Pediatric Pectus Excavatum (Sunken Chest)
Pectus excavatum often requires surgery. Pectus excavatum surgeons are committed to providing the best care for your child. Also known as “funnel chest”, pectus excavatum is an abnormal growth of rib cartilage that causes the sternum (breastbone) to protrude inward, resulting in a depression in the chest.
The condition may range from mild to severe and your child may or may not have symptoms related to the heart and lungs. Treatment is dependent on severity as well as symptoms and can range from simple observation to surgical repair.
It is not known why this happens but we do know it tends to occur in families, suggesting genetics may play a role. The condition occurs in at least 1 out of every 1,000 children and is more common in males. It may also be associated with Marfan Syndrome, Homocystinuria and Ehlers-Danlos Syndrome.

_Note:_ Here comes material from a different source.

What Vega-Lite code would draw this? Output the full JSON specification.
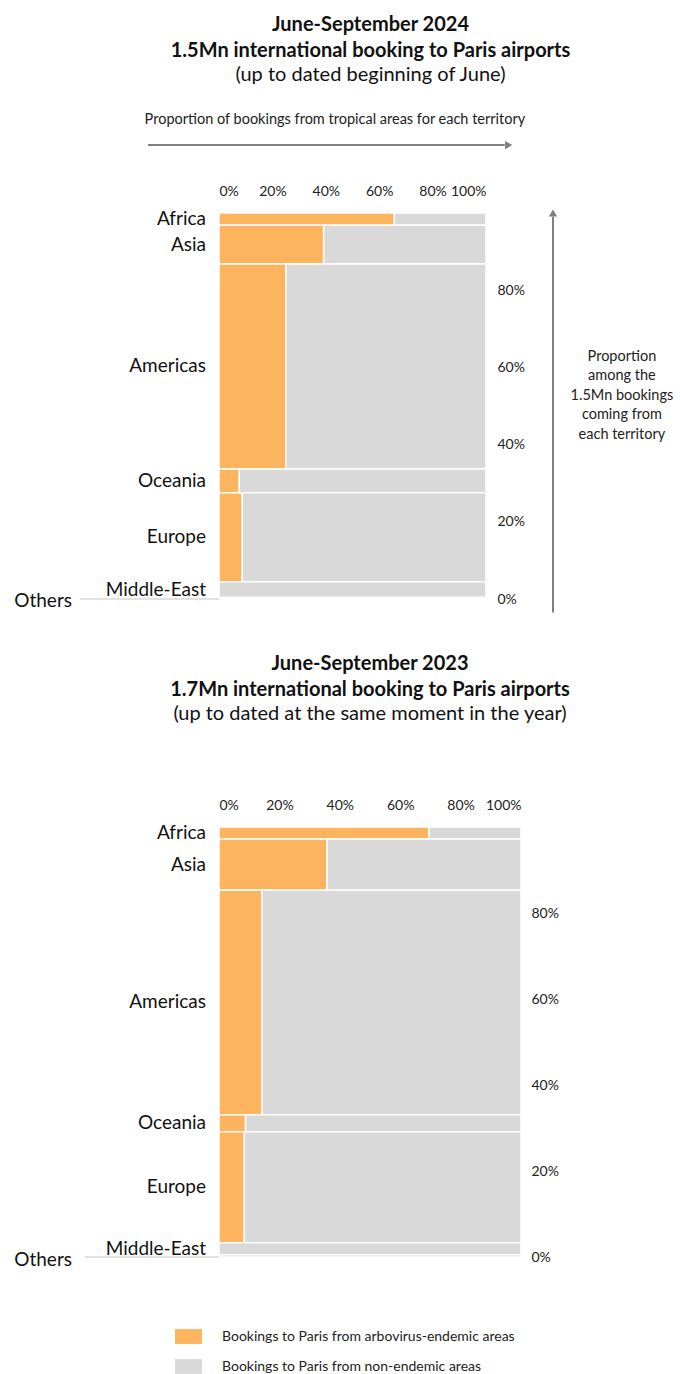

The child presents with depression of the sternal bone and may or may not have other symptoms. The most common symptoms are shortness of breath and/or decreased endurance with exercise. If present, occasionally the child will have an aching chest pain related to abnormal bone and cartilage growth.
Pectus excavatum often worsens with age and during growth spurts that occur in late childhood and adolescence. Some patients are very self-conscious because of the pectus excavatum deformity. Correction of the deformity may play a significant role in improving the self-esteem of some patients.
Tests and Diagnosis
To diagnose pectus excavatum, your child’s doctor will do a detailed physical examination. After diagnosis, additional testing for operative planning and identification of body system dysfunction, which may include the following tests:
- Computed Tomography (CT) Scan — This test uses X-rays to produce multiple images of the inside of the body. These three-dimensional pictures of the chest can show how severe the condition may be and if the heart and lungs are affected. The primary for the chest CT scan is to calculate a "Pectus Index" which measures whether the chest depression is mild or severe.
- Electrocardiogram (EKG) and/or echocardiography (ECHO) – These tests help the doctor see if your child’s heart is under any stress.
- Pulmonary (lung) function test (PFT) – This test helps the doctor see if your child’s lungs are under any stress.
- Dermal test – This test is for a skin allergy related to the metal used in the surgical procedure and maybe ordered by the surgeon if a metal skin allergy is suspected by your child's history.
- Chest X-ray - This X-ray test can be helpful to exclude any other problems within the chest itself.
Treatment of mild pectus excavatum can include exercises aimed at improving posture and upper body strength. If your child has moderate to severe pectus excavatum, surgery may be recommended. Most often, this surgery is recommended around age 13 but may be performed sooner or later depending on the individual patient needs.
- The Nuss procedure – This minimally invasive procedure usually requires a total of three small incisions located on both sides of your child’s chest. A curved metal bar shaped to your child’s chest is inserted under the ribs and is secured under the sternum to lift the chest. The bar is placed under observation using a small camera so the surgeon can watch the bar pass behind the sternum. The bar is left in place for three years to allow the chest rib to remold. The bar is then removed during outpatient surgery.
- The Ravitch procedure – This surgical procedure is for children and adolescents and is performed when bracing has not been successful. The procedure generally requires an incision across the chest. The surgeon will remove the abnormal rib cartilage between the boney ribs and the breast bone which allow the breast bone to be pushed down and take its normal shape. A metal bar will be placed in your child's chest to keep the breast bone in place. The bar is generally removed after 12 months during outpatient surgery.